This column by Frank Rich in today’s New York Times has been mentioned favorably on some liberal blogs, but I don’t think much of it. First, it’s derivative of Jane Mayer’s recent article on the Koch brothers in The New Yorker. More important, it has some really tone-deaf passages.

Here’s the first:

Only the fat cats change — not their methods and not their pet bugaboos (taxes, corporate regulation, organized labor, and government “handouts” to the poor, unemployed, ill and elderly). Even the sources of their fortunes remain fairly constant. Koch Industries began with oil in the 1930s and now also spews an array of industrial products, from Dixie cups to Lycra, not unlike DuPont’s portfolio of paint and plastics.

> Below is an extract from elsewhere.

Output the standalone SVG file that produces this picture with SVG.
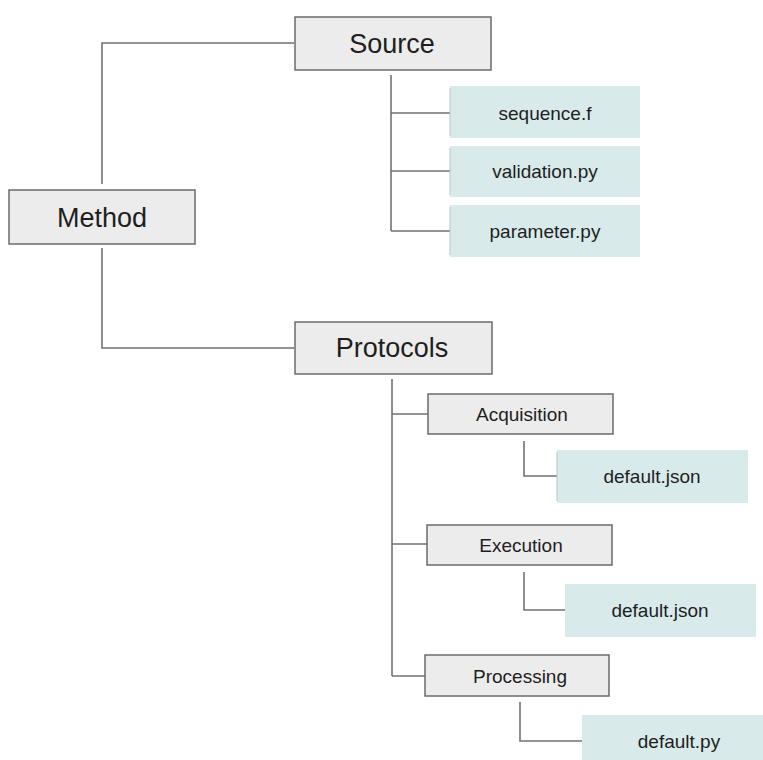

Spews? Why use a derisive verb to describe a company that actually makes things? That’s something of a rarity in the US today, when everyone seems to want to be in the business of buying and selling money. Sure, if the company violates pollution laws, spews is a great word for what it puts into our air and water. Or if the products it makes are junk, then spews would fit the bill. But there’s nothing wrong with Dixie Cups and Lycra, or paint and plastics.

Make no mistake: the Kochs are evil bastards. But they’re not evil because they make Dixie Cups.

The problem here isn’t just that Rich is being stupid; it’s that he’s being stupid in a way that plays into conservative stereotypes about liberals. Frank Rich is a liberal elitist who thinks he’s too good for Dixie Cups, so he bashes the Real Americans who make them.

In the next paragraph, Rich mentions the Mayer article and pushes the stereotype again:

Her article caused a stir among those in Manhattan’s liberal elite who didn’t know that David Koch, widely celebrated for his cultural philanthropy, is not merely another rich conservative Republican but the founder of the Americans for Prosperity Foundation, which, as Mayer writes with some understatement, “has worked closely with the Tea Party since the movement’s inception.”

So first he slams the “fat cats” and in the very next paragraph he reports on a “stir” among the Manhattan charity ball crowd. Darling, did you hear our David associates with those dreadful Tea Party people? Worse yet, I hear he makes Dixie Cups.

Frank Rich knows the culture wars well enough to avoid crap like this. He’s presenting liberalism as a conservative cartoon.